The boat tour set up in Çeşme is a smaller affair with three or four larger boats going out onto the water to nearby islands and bays.
A famous stop on the trip is Eşek Adası (Donkey Island) and we’ve seen photos.
There are cute donkeys! It’s not just a name.
And Yet More Things To Do In Çeşme
There’s only so much you can see and do in such a short time.
So we did miss out on some of the things we wanted to see.
But we will be back to the Çeşme Peninsula area another time to visit places like the ancient city of Erythrai and the Dalyanköy neighbourhood.
Of course, a quick sail over to neighbouring Chios would be great, too.
As we drove up to this area, we took a driving break in Seferihisar – a Cittaslow town on the same Izmir Peninsula.
There are so many places to explore around the Turkish Aegean coast and the Izmir Province will be tempting us back for more soon!
Çeşme Peninsula – Useful Info
- Çesme is on the far western tip of the peninsula west of Izmir (see map below). It is in the Province of Izmir.
- The nearest airport is Izmir Adnan Menderes Airport, approximately 60 minutes away.
- If you are arriving by bus, there are regular buses to Çeşme from Izmir Otogar (the main bus station).
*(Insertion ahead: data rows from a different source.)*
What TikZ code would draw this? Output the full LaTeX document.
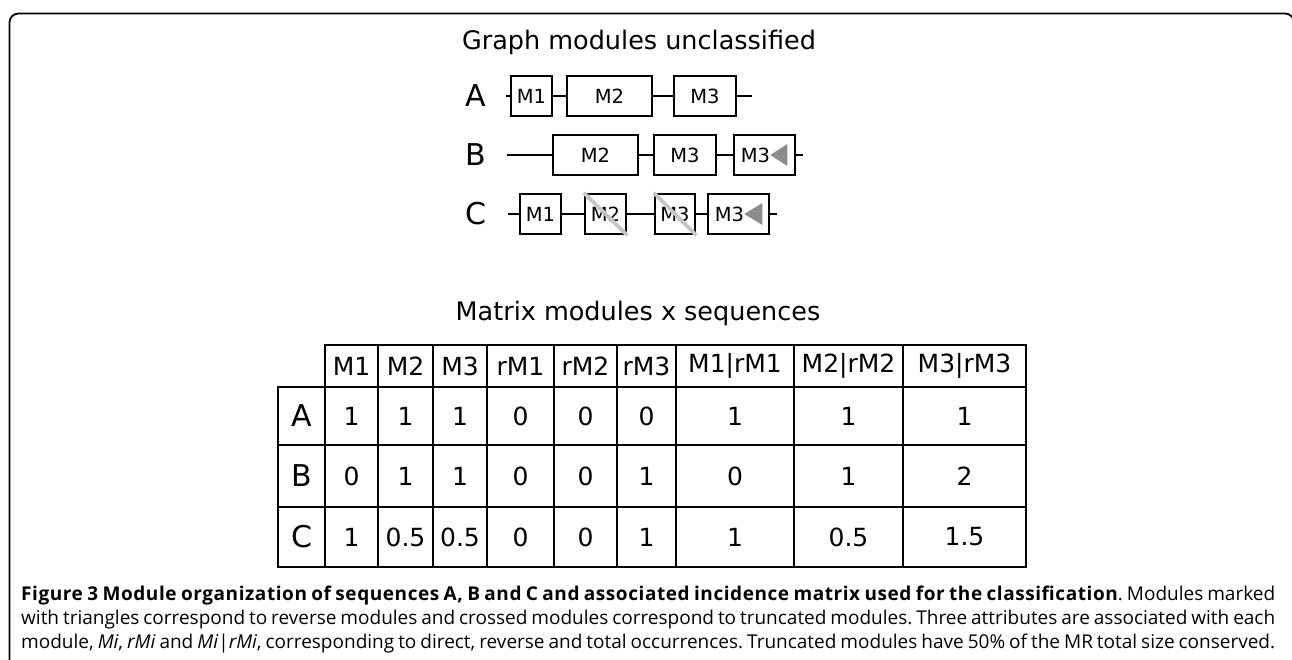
\documentclass[tikz,border=0pt]{standalone}
\usepackage{fontspec}
\setmainfont{Open Sans}
\newfontfamily\figfont{DejaVu Sans}
\usepackage{tikz}
\usetikzlibrary{positioning,calc}

\begin{document}
\begin{tikzpicture}[x=1pt, y=-1pt,
    modbox/.style={draw, rectangle, line width=2.6pt, minimum height=40pt, inner sep=0pt, font=\figfont\fontsize{19.5}{19.5}\selectfont},
    seqlabel/.style={font=\figfont\fontsize{30}{30}\selectfont},
    figtitle/.style={font=\figfont\fontsize{25.5}{25.5}\selectfont, anchor=base},
    cell/.style={font=\figfont\fontsize{25}{25}\selectfont, inner sep=0pt},
    link/.style={line width=2.6pt},
    cut/.style={line width=3.8pt, gray!45},
    rev/.style={fill=gray!90},
    grid/.style={line width=2.2pt, line cap=rect}]
  \useasboundingbox (0,0) rectangle (1292,659);
  % cornice
  \begin{scope}
    \clip (0,0) rectangle (1292,659);
    \draw[line width=1.8pt, rounded corners=9pt] (9.5,720) -- (9.5,13.5) -- (1294,13.5) -- (1294,720);
  \end{scope}

  % grafo dei moduli
  \node[figtitle] (gtitle) at (639,49) {Graph modules unclassified};

  \node[seqlabel] (la) at (476,96) {A};
  \node[modbox, minimum width=41pt] (a1) at (531.5,96) {M1};
  \node[modbox, minimum width=85pt] (a2) at (609.5,96) {M2};
  \node[modbox, minimum width=62pt] (a3) at (705,96) {M3};
  \coordinate (as) at (506,96);
  \coordinate (ae) at (752,96);
  \draw[link] (as) -- (a1) (a1) -- (a2) (a2) -- (a3) (a3) -- (ae);

  \node[seqlabel] (lb) at (476,155) {B};
  \node[modbox, minimum width=85pt] (b2) at (595.5,155) {M2};
  \node[modbox, minimum width=62pt] (b3) at (685,155) {M3};
  \node[modbox, minimum width=61pt] (b3r) at (764.5,155) {M3\hspace*{18pt}};
  \coordinate (bs) at (507,155);
  \coordinate (be) at (803,155);
  \draw[link] (bs) -- (b2) (b2) -- (b3) (b3) -- (b3r) (b3r) -- (be);
  \fill[rev] ([xshift=-9pt]b3r.east) -- ++(0,-11) -- ++(-17,11) -- ++(17,11) -- cycle;

  \node[seqlabel] (lc) at (476,214) {C};
  \node[modbox, minimum width=41pt] (c1) at (540.5,214) {M1};
  \node[modbox, minimum width=41pt] (c2) at (605.5,214) {M2};
  \node[modbox, minimum width=40pt] (c3) at (675,214) {M3};
  \node[modbox, minimum width=61pt] (c3r) at (738.5,214) {M3\hspace*{18pt}};
  \coordinate (cs) at (508,214);
  \coordinate (ce) at (777,214);
  \draw[link] (cs) -- (c1) (c1) -- (c2) (c2) -- (c3) (c3) -- (c3r) (c3r) -- (ce);
  \fill[rev] ([xshift=-8pt]c3r.east) -- ++(0,-11) -- ++(-18,11) -- ++(18,11) -- cycle;
  \draw[cut] (c2.north west) -- (c2.south east);
  \draw[cut] (c3.north west) -- (c3.south east);

  % matrice moduli x sequenze
  \node[figtitle] (mtitle) at (638,320) {Matrix modules x sequences};

  \draw[grid] (325,345) -- (1026,345);
  \foreach \y in {387,445,507,567}
    \draw[grid] (278,\y) -- (1026,\y);
  \draw[grid] (278,387) -- (278,567);
  \foreach \x in {325,378,433,487,554,617,676,794,903,1026}
    \draw[grid] (\x,345) -- (\x,567);

  \foreach \x/\v [count=\i] in {351.5/M1, 405.5/M2, 460/M3, 520.5/rM1, 585.5/rM2, 646.5/rM3, 735/M1|rM1, 848.5/M2|rM2, 964.5/M3|rM3}
    \node[cell] (th\i) at (\x,366) {\v};
  \foreach \x/\v [count=\i] in {351.5/1, 405.5/1, 460/1, 520.5/0, 585.5/0, 646.5/0, 735/1, 848.5/1, 964.5/1}
    \node[cell] (ta\i) at (\x,416) {\v};
  \foreach \x/\v [count=\i] in {351.5/0, 405.5/1, 460/1, 520.5/0, 585.5/0, 646.5/1, 735/0, 848.5/1, 964.5/2}
    \node[cell] (tb\i) at (\x,476) {\v};
  \foreach \x/\v [count=\i] in {351.5/1, 405.5/0.5, 460/0.5, 520.5/0, 585.5/0, 646.5/1, 735/1, 848.5/0.5, 964.5/1.5}
    \node[cell] (tc\i) at (\x,537) {\v};

  \node[seqlabel] (ra) at (301.5,416) {A};
  \node[seqlabel] (rb) at (301.5,476) {B};
  \node[seqlabel] (rc) at (301.5,537) {C};

  % didascalia
  \node[anchor=north west, text width=1254pt, align=justify, inner sep=0pt, font=\fontsize{19}{24}\selectfont\frenchspacing] (caption) at (21,586)
    {\parfillskip=0pt {\bfseries\addfontfeature{LetterSpace=3}Figure 3 Module organization of sequences A, B and C and associated incidence matrix used for the classification}. Modules marked\linebreak
     with triangles correspond to reverse modules and crossed modules correspond to truncated modules. Three attributes are associated with each\linebreak
     module, \textit{Mi}, \textit{rMi} and \textit{Mi}|\textit{rMi}, corresponding to direct, reverse and total occurrences. Truncated modules have 50\% of the MR total size conserved.\par};
\end{tikzpicture}
\end{document}
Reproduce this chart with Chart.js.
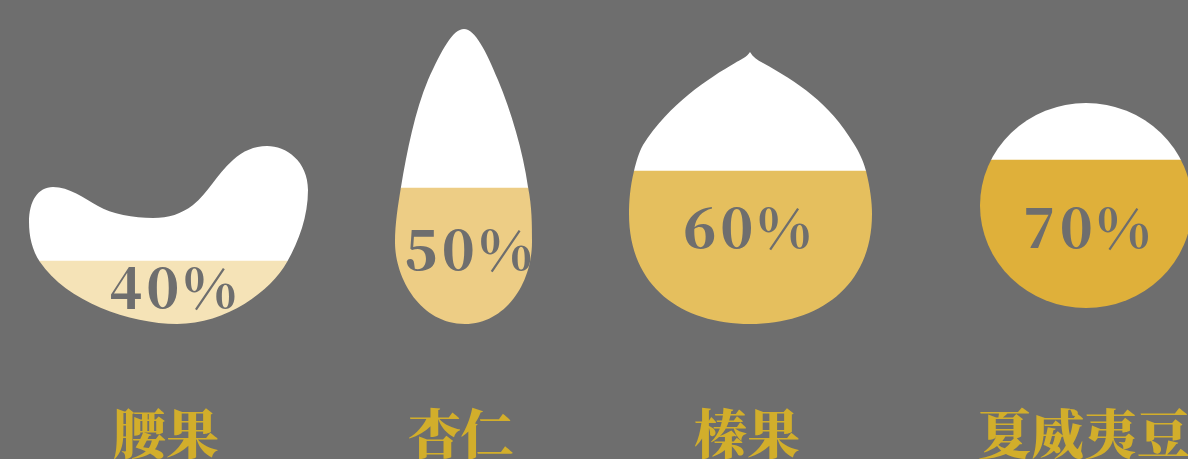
<!DOCTYPE html>
<html lang="zh">
<head>
<meta charset="utf-8">
<title>坚果</title>
<script src="https://cdn.jsdelivr.net/npm/chart.js@4/dist/chart.umd.min.js"></script>
<style>
  html, body { margin: 0; padding: 0; background: #6e6e6e; overflow: hidden; }
  canvas { display: block; }
</style>
</head>
<body>
<canvas id="nuts" width="1188" height="459"></canvas>
<script>
// Nut categories and the share of each one
const categories = ['腰果', '杏仁', '榛果', '夏威夷豆'];
const shares = [40, 50, 60, 70];
const fillColors = ['#f5e3b7', '#edcd85', '#e5bf5e', '#dfb03a'];
const tickValues = [166, 461, 747, 1084];

const PLOT_HEIGHT = 390;
const TEXT_GREY = '#6e6e6e';
const LABEL_GOLD = '#d2ae2b';
const SERIF = "'Noto Serif CJK SC', 'Noto Sans CJK SC', serif";

// Outlines are local to the nut: x from its tick, y down from value 100 on its own axis
const outlines = [
  'M-137 76C-137 55-128 41-113 41C-97 41-82 52-68 60C-55 68-32 72-13 72C3 72 15 68 27 59C42 47 50 29 67 14C77 5 88 0 101 0C120 0 142 15 142 44C142 70 133 95 121 116C105 145 60 178 11 178C-36 178-100 155-126 116C-134 104-137 90-137 76Z',
  'M3 0C-8 0-19 20-33 51C-46 82-54 122-60 158C-63 176-66 195-66 213C-66 250-40 295 4 295C44 295 71 255 71 213C71 195 71 178 67 158C62 122 50 82 37 51C25 22 14 0 3 0Z',
  'M3 0C0 5-7 8-12 11C-38 26-78 52-104 93C-108 100-111 110-113 119C-117 135-118 150-118 162C-118 235-65 272 3 272C71 272 125 235 125 162C125 150 123 135 119 119C116 108 112 100 107 92C82 50 50 30 16 11C10 8 6 5 3 0Z',
  'M-104 108.9A106 102.5 0 0 1 108 108.9A106 102.5 0 0 1-104 108.9Z'
];

// Where each percentage sits relative to the outline origin
const labelOffsets = [[9, 162], [9.5, 240.6], [2, 196], [4.5, 151.4]];

// Pixel heights of value 100 and value 0 on each nut's axis
const axisAnchors = [[146, 337.7], [29, 347], [52, 349.5], [96.6, 308]];

function axisRange([top, zero]) {
  const k = (zero - top) / 100;
  return { min: (zero - PLOT_HEIGHT) / k, max: zero / k };
}

const scales = {
  x: {
    type: 'linear',
    stacked: true,
    offset: false,
    min: 0,
    max: 1188,
    grid: { display: false, drawTicks: false, offset: false },
    border: { display: false },
    afterBuildTicks: (s) => { s.ticks = tickValues.map((value) => ({ value })); },
    afterFit: (s) => {
      s.height = 459 - PLOT_HEIGHT;
      s.paddingLeft = 0;
      s.paddingRight = 0;
    },
    ticks: {
      autoSkip: false,
      maxRotation: 0,
      minRotation: 0,
      padding: 12,
      color: LABEL_GOLD,
      font: { family: SERIF, size: 53, weight: '900' },
      callback: (v) => categories[tickValues.indexOf(v)] ?? ''
    }
  }
};
categories.forEach((_, i) => {
  scales['y' + i] = { display: false, stacked: true, ...axisRange(axisAnchors[i]) };
});

// One filled and one white bar per nut, on the nut's own axis
const datasets = [];
categories.forEach((name, i) => {
  datasets.push({
    label: name,
    nut: i,
    yAxisID: 'y' + i,
    barThickness: 300,
    data: [{ x: tickValues[i], y: shares[i] }],
    backgroundColor: fillColors[i]
  });
  datasets.push({
    label: name + ' 余量',
    nut: i,
    yAxisID: 'y' + i,
    barThickness: 300,
    data: [{ x: tickValues[i], y: 100 - shares[i] }],
    backgroundColor: '#ffffff'
  });
});

function outlineOrigin(chart, i) {
  return [chart.scales.x.getPixelForValue(tickValues[i]), chart.scales['y' + i].getPixelForValue(100)];
}

// Masks each bar with its nut outline and prints the percentages on top
const nutMask = {
  id: 'nutMask',
  beforeDatasetDraw(chart, args) {
    const i = chart.data.datasets[args.index].nut;
    const [ox, oy] = outlineOrigin(chart, i);
    const path = new Path2D();
    path.addPath(new Path2D(outlines[i]), new DOMMatrix().translate(ox, oy));
    chart.ctx.save();
    chart.ctx.clip(path);
  },
  afterDatasetDraw(chart) {
    chart.ctx.restore();
  },
  afterDatasetsDraw(chart) {
    const { ctx } = chart;
    ctx.save();
    ctx.font = `900 54px ${SERIF}`;
    ctx.fillStyle = TEXT_GREY;
    ctx.textAlign = 'center';
    ctx.textBaseline = 'alphabetic';
    ctx.letterSpacing = '4px';
    shares.forEach((v, i) => {
      const [ox, oy] = outlineOrigin(chart, i);
      ctx.fillText(v + '%', ox + labelOffsets[i][0], oy + labelOffsets[i][1]);
    });
    ctx.restore();
  }
};

new Chart(document.getElementById('nuts'), {
  type: 'bar',
  data: { datasets },
  plugins: [nutMask],
  options: {
    responsive: false,
    animation: false,
    layout: { padding: 0 },
    scales,
    plugins: { legend: { display: false }, tooltip: { enabled: false } }
  }
});
</script>
</body>
</html>
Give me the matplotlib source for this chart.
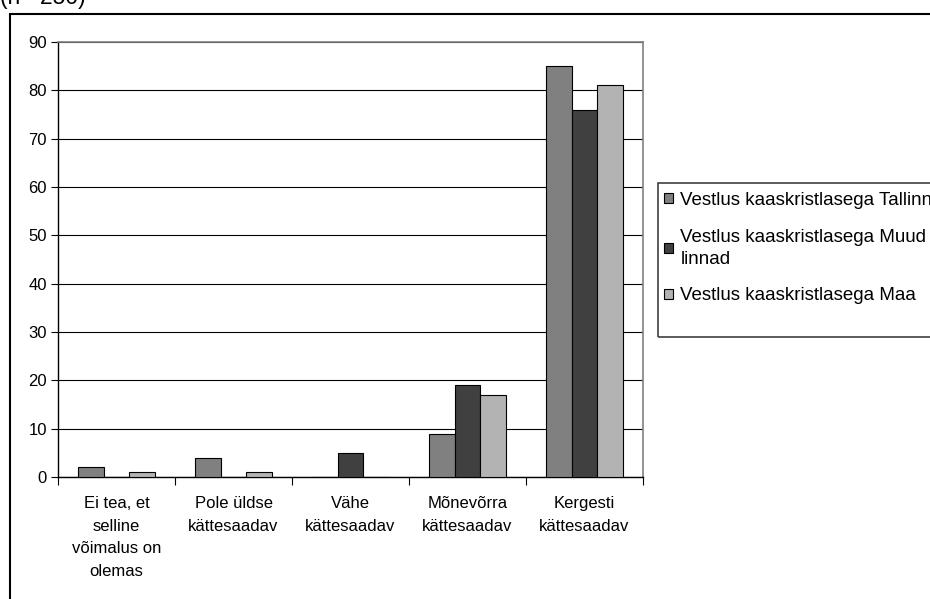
import numpy as np
import matplotlib.pyplot as plt
from matplotlib.patches import Rectangle

plt.rcParams['font.family'] = ['Liberation Sans', 'DejaVu Sans']

categories = ['Ei tea, et\nselline\nvõimalus on\nolemas', 'Pole üldse\nkättesaadav',
              'Vähe\nkättesaadav', 'Mõnevõrra\nkättesaadav', 'Kergesti\nkättesaadav']
series = ['Vestlus kaaskristlasega Tallinn', 'Vestlus kaaskristlasega Muud\nlinnad',
          'Vestlus kaaskristlasega Maa']
tallinn = [2, 4, 0, 9, 85]
muud = [0, 0, 5, 19, 76]
maa = [1, 1, 0, 17, 81]
colors = ['#808080', '#404040', '#b3b3b3']

fig = plt.figure(figsize=(9.3, 5.99), dpi=100)
ax = fig.add_axes([58/930, 1 - 477/599, (643 - 58)/930, (477 - 42)/599])

# outer chart frame (cut off at right and bottom)
fig.patches.append(Rectangle((10/930, -0.1), 1.2, 0.1 + 1 - 14/599, transform=fig.transFigure,
                             fill=False, edgecolor='black', linewidth=1.5, zorder=0))
fig.text(0.0, 1 - 4/599, '(n= 250)', fontsize=16.5, va='baseline', ha='left')

x = np.arange(len(categories))
w = 0.222
for i, vals in enumerate([tallinn, muud, maa]):
    ax.bar(x + (i - 1) * w, vals, w, color=colors[i], edgecolor='black', linewidth=0.8,
           label=series[i], zorder=3)

ax.set_xlim(-0.5, len(categories) - 0.5)
ax.set_ylim(0, 90)
ax.set_yticks(range(0, 91, 10))
ax.yaxis.grid(True, color='black', linewidth=0.8, zorder=0)
ax.set_axisbelow(True)

ax.set_xticks(x)
ax.set_xticklabels(categories, fontsize=12, linespacing=1.62)
ax.tick_params(axis='x', length=0, pad=14)
ax.set_xticks(np.arange(-0.5, len(categories), 1), minor=True)
ax.tick_params(axis='x', which='minor', length=6, width=0.8, direction='out')
ax.tick_params(axis='y', length=5, width=0.8, direction='out', labelsize=12, pad=3)

for s in ['left', 'bottom']:
    ax.spines[s].set_color('black')
    ax.spines[s].set_linewidth(1)
ax.spines['right'].set_color('#808080')
ax.spines['top'].set_color('#808080')
ax.spines['right'].set_linewidth(1.2)
ax.spines['top'].set_linewidth(1.2)

# legend box (runs past the right edge)
fig.patches.append(Rectangle((658/930, 1 - 337/599), 0.5, 154/599, transform=fig.transFigure,
                             fill=False, edgecolor='#404040', linewidth=1.2, zorder=1))
leg = ax.legend(loc='upper left', bbox_to_anchor=(662/930, 1 - 190/599),
                bbox_transform=fig.transFigure, fontsize=13.5, frameon=False,
                handlelength=0.48, handleheight=0.48, handletextpad=0.4,
                labelspacing=1.05, borderpad=0.1, borderaxespad=0)
leg.get_texts()[1].set_linespacing(1.4)

fig.savefig('out.png', dpi=100)
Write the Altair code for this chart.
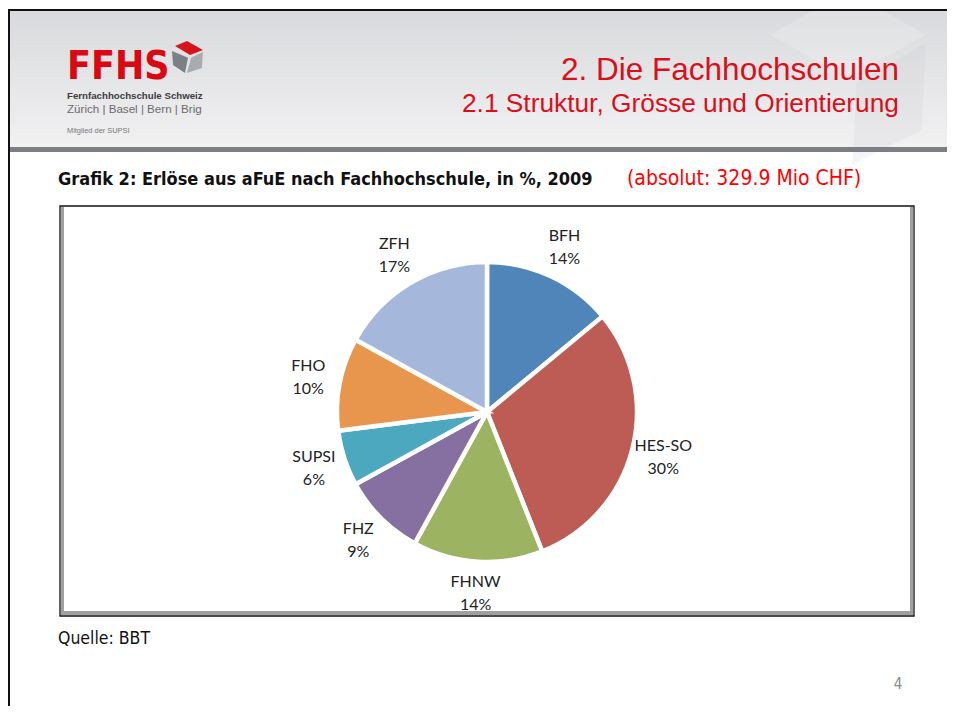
import altair as alt
import pandas as pd

# ---- data ----
schools = ["BFH", "HES-SO", "FHNW", "FHZ", "SUPSI", "FHO", "ZFH"]
shares = [14, 30, 14, 9, 6, 10, 17]
colors = ["#5085BA", "#BD5C55", "#9CB461", "#8670A1", "#4CA8BF", "#E8964D", "#A5B8DC"]

df = pd.DataFrame({
    "school": schools,
    "share": shares,
    "order": list(range(len(schools))),
})
df["label"] = [f"{s}\n{v}%" for s, v in zip(schools, shares)]

W, H = 939, 698
CX, CY = 479, 404
one = alt.Data(values=[{"a": 1}])


def rect(x, x2, y, y2, **kw):
    return alt.Chart(one).mark_rect(**kw).encode(
        x=alt.value(x), x2=alt.value(x2), y=alt.value(y), y2=alt.value(y2)
    )


def text(t, x, y, **kw):
    kw.setdefault("baseline", "alphabetic")
    return alt.Chart(one).mark_text(text=t, **kw).encode(x=alt.value(x), y=alt.value(y))


NARROW = "Liberation Sans Narrow, Arial Narrow, DejaVu Sans Condensed, sans-serif"
SANS = "Liberation Sans, Arial, sans-serif"
RED = "#D9101C"

# ---- slide decoration ----
header_grad = alt.LinearGradient(
    gradient="linear",
    stops=[alt.GradientStop(color="#D9DADD", offset=0),
           alt.GradientStop(color="#F1F1F2", offset=1)],
    x1=0, x2=0, y1=0, y2=1,
)
header = rect(0, W, 3, 139, fill=header_grad)
header_bar = rect(0, W, 139, 144, color="#7A7E85")
top_line = rect(0, W, 1, 3, color="#111111")
left_line = rect(0, 2, 1, H, color="#111111")

# faint watermark cube in header
wm = alt.Chart(one).mark_point(
    shape="M -0.9 -0.5 L 0 -1 L 0.9 -0.5 L 0 0 Z", filled=True, size=30000,
    color="#FFFFFF", opacity=0.18,
).encode(x=alt.value(840), y=alt.value(70))
wm2 = alt.Chart(one).mark_point(
    shape="M 0.1 0.05 L 0.9 -0.4 L 0.85 0.6 L 0.05 1 Z", filled=True, size=30000,
    color="#C8C9CD", opacity=0.18,
).encode(x=alt.value(840), y=alt.value(70))

# logo
ffhs = text("FFHS", 59, 71, font=NARROW, fontSize=39, fontWeight="bold",
            color="#DA0812", align="left")
cube_top = alt.Chart(one).mark_point(
    shape="M -0.76 -0.65 L -0.06 -0.94 L 0.88 -0.41 L 0.12 -0.12 Z",
    filled=True, size=1156, color="#D7131C", opacity=1,
).encode(x=alt.value(180), y=alt.value(49))
cube_left = alt.Chart(one).mark_point(
    shape="M -0.94 -0.35 L 0 0.04 L -0.18 0.94 L -0.88 0.47 Z",
    filled=True, size=1156, color="#7C7F86", opacity=1,
).encode(x=alt.value(180), y=alt.value(49))
cube_right = alt.Chart(one).mark_point(
    shape="M 0.18 0.04 L 0.88 -0.29 L 0.82 0.65 L -0.06 0.94 Z",
    filled=True, size=1156, color="#A9ABB0", opacity=1,
).encode(x=alt.value(180), y=alt.value(49))

logo_t1 = text("Fernfachhochschule Schweiz", 59, 91, font=SANS, fontSize=9.7,
               fontWeight="bold", color="#3C3C3C", align="left")
logo_t2 = text("Zürich | Basel | Bern | Brig", 59, 104.5, font=SANS, fontSize=11.6,
               color="#6A6A6A", align="left")
logo_t3 = text("Mitglied der SUPSI", 59, 125, font=SANS, fontSize=7.4,
               color="#777777", align="left")

title1 = text("2. Die Fachhochschulen", 891, 72, font=SANS, fontSize=31.5,
              color=RED, align="right")
title2 = text("2.1 Struktur, Grösse und Orientierung", 891, 104, font=SANS,
              fontSize=26.3, color=RED, align="right")

grafik = text("Grafik 2: Erlöse aus aFuE nach Fachhochschule, in %, 2009", 50, 177,
              font=NARROW, fontSize=18, fontWeight="bold", color="#111111", align="left")
absolut = text("(absolut: 329.9 Mio CHF)", 619, 177, font=NARROW, fontSize=21,
               color="#FF0000", align="left")
quelle = text("Quelle: BBT", 50, 636, font=NARROW, fontSize=17.5, color="#111111", align="left")
pagenum = text("4", 890, 681, font=NARROW, fontSize=15, color="#8A8A8A", align="center")

# chart frame
frame_fill = rect(52, 906, 198, 608, fill="#FFFFFF")
frame_gray_l = rect(53, 56, 199, 607, color="#A0A0A0")
frame_gray_r = rect(902, 905, 199, 607, color="#A0A0A0")
frame_gray_b = rect(53, 905, 603, 607, color="#A0A0A0")
frame_outline = rect(52, 906, 198, 608, fill="transparent", stroke="#111111", strokeWidth=1.3)

# ---- pie ----
base = alt.Chart(df).encode(
    theta=alt.Theta("share:Q", stack=True),
    order=alt.Order("order:Q"),
)
pie = base.mark_arc(outerRadius=150, stroke="#FFFFFF", strokeWidth=4.5).encode(
    color=alt.Color("school:N", scale=alt.Scale(domain=schools, range=colors), legend=None),
    x=alt.value(CX), y=alt.value(CY),
)
labels = base.mark_text(radius=182, font="Lato, Open Sans, sans-serif", fontSize=16,
                        color="#222222", lineBreak="\n", lineHeight=23, dy=-11.5,
                        align="center", baseline="middle").encode(
    text="label:N", x=alt.value(CX), y=alt.value(CY),
)

chart = alt.layer(
    header, wm, wm2, header_bar, top_line, left_line,
    ffhs, cube_top, cube_left, cube_right, logo_t1, logo_t2, logo_t3,
    title1, title2, grafik, absolut, quelle, pagenum,
    frame_fill, frame_gray_l, frame_gray_r, frame_gray_b, frame_outline,
    pie, labels,
).properties(
    width=W, height=H, padding=0,
    autosize=alt.AutoSizeParams(type="none"),
    background="#FFFFFF",
).configure_view(stroke=None)

chart.save("out.html", embed_options={"renderer": "svg", "actions": False})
- There are some bigger hotel complexes on the Çeşme Peninsula but if you want to stay in or near the old town area, it’s all about family run boutique hotels and pensions.
- This area is very popular with wealthier Turkish holidaymakers, many of whom will arrive by car. In July and August during the school summer holidays, parking is a challenge, especially at weekends. If you are arriving by car, we recommend booking a hotel that has parking. Once we arrived, we left our hire car where it was and used public transport.
- And finally; is Çeşme expensive? Prices are constantly on the increase, these days. All we can say is, if you are familiar with prices along the Mediterranean Coast in places like Kaş or Fethiye centre, there’ll be no big shocks for you in Çeşme. And there are deals around, too, that can make life cheaper for you.